For the data below, report only the number of lines containing the string "script".

### Rows from a dataset of charts and code
####################

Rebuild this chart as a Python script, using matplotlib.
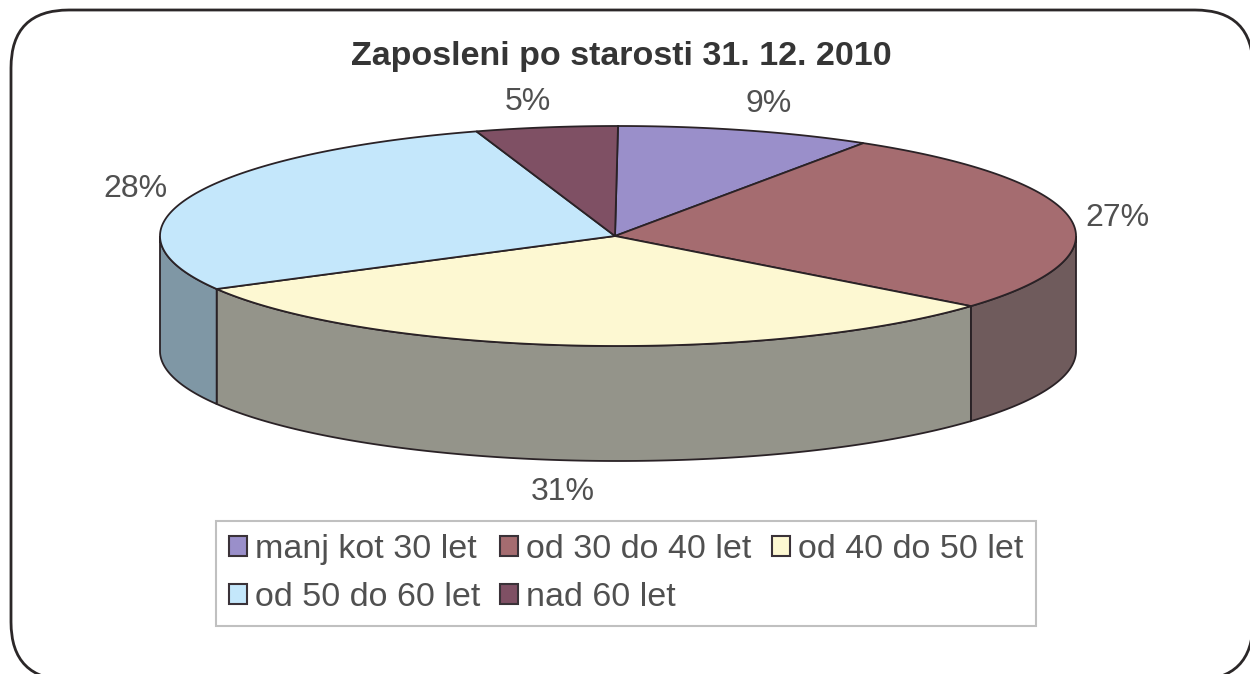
import numpy as np
import matplotlib
matplotlib.use("Agg")
import matplotlib.pyplot as plt
from matplotlib.patches import Polygon, Patch, FancyBboxPatch

TITLE = "Zaposleni po starosti 31. 12. 2010"
categories = ["manj kot 30 let", "od 30 do 40 let", "od 40 do 50 let", "od 50 do 60 let", "nad 60 let"]
values = [9, 27, 31, 28, 5]
top_colors = ["#9a8fca", "#a56c70", "#fdf8d2", "#c4e7fb", "#7f5064"]
side_colors = ["#6b648c", "#6f5b5c", "#94948a", "#7f97a5", "#5a3a46"]
legend_order = [0, 3, 1, 4, 2]
label_pos = [(769, 104), (1117, 218), (563, 492), (135, 189), (528, 102)]

CX, CY, RX, RY, DEPTH = 618, 236, 458, 110, 115
HUB_X = 615
EDGE = "#2a2226"
FONT = "Liberation Sans"

plt.rcParams["font.family"] = [FONT, "DejaVu Sans"]
fig = plt.figure(figsize=(12.5, 6.74), dpi=100, facecolor="white")
ax = fig.add_axes([0, 0, 1, 1])
ax.set_xlim(0, 1250)
ax.set_ylim(674, 0)
ax.axis("off")

ax.add_patch(FancyBboxPatch((69, 68), 1126, 554, boxstyle="round,pad=58,rounding_size=58",
                            fc="white", ec="#2b2728", lw=2.0, clip_on=True, zorder=0))


def arc(a0, a1, dy=0.0):
    t = np.radians(np.linspace(a0, a1, 200))
    return np.column_stack([CX + RX * np.sin(t), CY + dy - RY * np.cos(t)])


edges = np.cumsum([0] + values) / sum(values) * 360
for i, v in enumerate(values):
    a0, a1 = edges[i], edges[i + 1]
    s0, s1 = max(a0, 90), min(a1, 270)
    if s1 > s0:
        front = arc(s0, s1)
        back = arc(s0, s1, DEPTH)[::-1]
        ax.add_patch(Polygon(np.vstack([front, back]), closed=True, fc=side_colors[i],
                             ec=EDGE, lw=1.3, zorder=2))
for i, v in enumerate(values):
    pts = np.vstack([[HUB_X, CY], arc(edges[i], edges[i + 1])])
    ax.add_patch(Polygon(pts, closed=True, fc=top_colors[i], ec=EDGE, lw=1.3, zorder=3))

for v, (x, y) in zip(values, label_pos):
    ax.text(x, y, f"{v}%", ha="center", va="center", fontsize=23, color="#505050")

ax.text(621, 57, TITLE, ha="center", va="center", fontsize=24.5, fontweight="bold", color="#353535")

handles = [Patch(fc=top_colors[i], ec="#3a3238", lw=1.5, label=categories[i]) for i in legend_order]
leg = ax.legend(handles=handles, ncol=3, loc="upper left", bbox_to_anchor=(216, 521),
                bbox_transform=ax.transData, borderaxespad=0, fontsize=24.5, frameon=True,
                fancybox=False, edgecolor="#c0c0c0", facecolor="white", framealpha=1,
                handlelength=0.53, handleheight=0.53, handletextpad=0.235, columnspacing=0.59,
                labelspacing=0.5, borderpad=0.38, labelcolor="#505050")
leg.get_frame().set_linewidth(1.5)

fig.savefig("out.png", dpi=100)
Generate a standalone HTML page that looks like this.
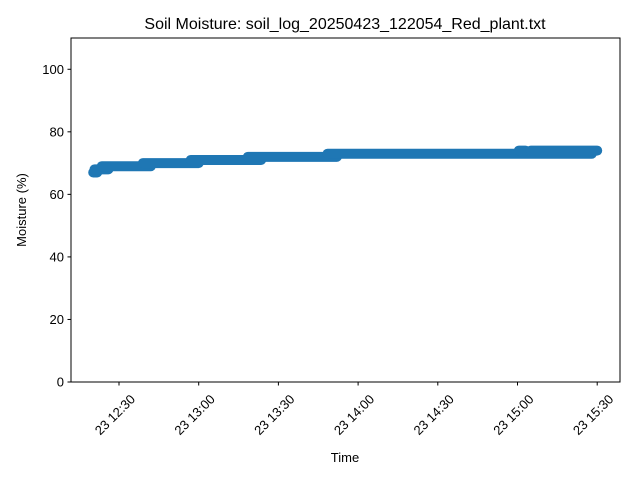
<!DOCTYPE html>
<html><head><meta charset="utf-8"><style>
body{margin:0;background:#fff}
svg{font-family:"Liberation Sans","DejaVu Sans",sans-serif}
</style></head><body>
<svg id="chart" width="640" height="480" viewBox="0 0 640 480" xmlns="http://www.w3.org/2000/svg">
<rect width="640" height="480" fill="#fff"/>
<text x="345" y="29" font-size="16" text-anchor="middle">Soil Moisture: soil_log_20250423_122054_Red_plant.txt</text>
<g id="marks"></g>
<g id="axes"></g>
<text x="345" y="462" font-size="13" text-anchor="middle">Time</text>
<text x="0" y="0" font-size="13" text-anchor="middle" transform="translate(26,210) rotate(-90)">Moisture (%)</text>
</svg>
<script>
// minutes after 12:00 on the 23rd
const segStart = [20.3, 20.8, 23.5, 39.0, 57.0, 78.5, 108.5, 180.5, 185.0];
const segEnd   = [21.8, 26.0, 42.0, 60.0, 83.5, 112.0, 208.0, 183.0, 210.0];
const segValue = [67, 68, 69, 70, 71, 72, 73, 74, 74];
const yTicks = [0, 20, 40, 60, 80, 100];
const xTicks = [30, 60, 90, 120, 150, 180, 210];
const xTickLabels = ["23 12:30","23 13:00","23 13:30","23 14:00","23 14:30","23 15:00","23 15:30"];

const L=71, R=620, T=38, B=382;
const X = m => 119 + (m - 30) * 79.7 / 30;
const Y = v => B - v * (B - T) / 110;
const NS="http://www.w3.org/2000/svg";
const marks=document.getElementById('marks'), axes=document.getElementById('axes');
function mk(tag, attrs, parent){const e=document.createElementNS(NS,tag);for(const k in attrs)e.setAttribute(k,attrs[k]);parent.appendChild(e);return e;}

for(let i=0;i<segValue.length;i++){
  const e=mk('line',{x1:X(segStart[i]),x2:X(segEnd[i]),y1:Y(segValue[i]),y2:Y(segValue[i]),stroke:'#1f77b4','stroke-width':10,'stroke-linecap':'round'},marks);
  
  
}
mk('rect',{x:L,y:T,width:R-L,height:B-T,fill:'none',stroke:'#000','stroke-width':1},axes);
yTicks.forEach(v=>{
  const y=Y(v);
  mk('line',{x1:L-3.5,x2:L,y1:y,y2:y,stroke:'#000'},axes);
  const t=mk('text',{x:L-7,y:y+4.5,'font-size':13,'text-anchor':'end'},axes);
  t.textContent=v;
  
  
});
xTicks.forEach((m,i)=>{
  const x=X(m);
  mk('line',{x1:x,x2:x,y1:B,y2:B+3.5,stroke:'#000'},axes);
  const t=mk('text',{x:0,y:0,'font-size':13,'text-anchor':'end',transform:`translate(${x+17},${B+18}) rotate(-45)`},axes);
  t.textContent=xTickLabels[i];
  
  
});
</script>
</body></html>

####################

### Solution
3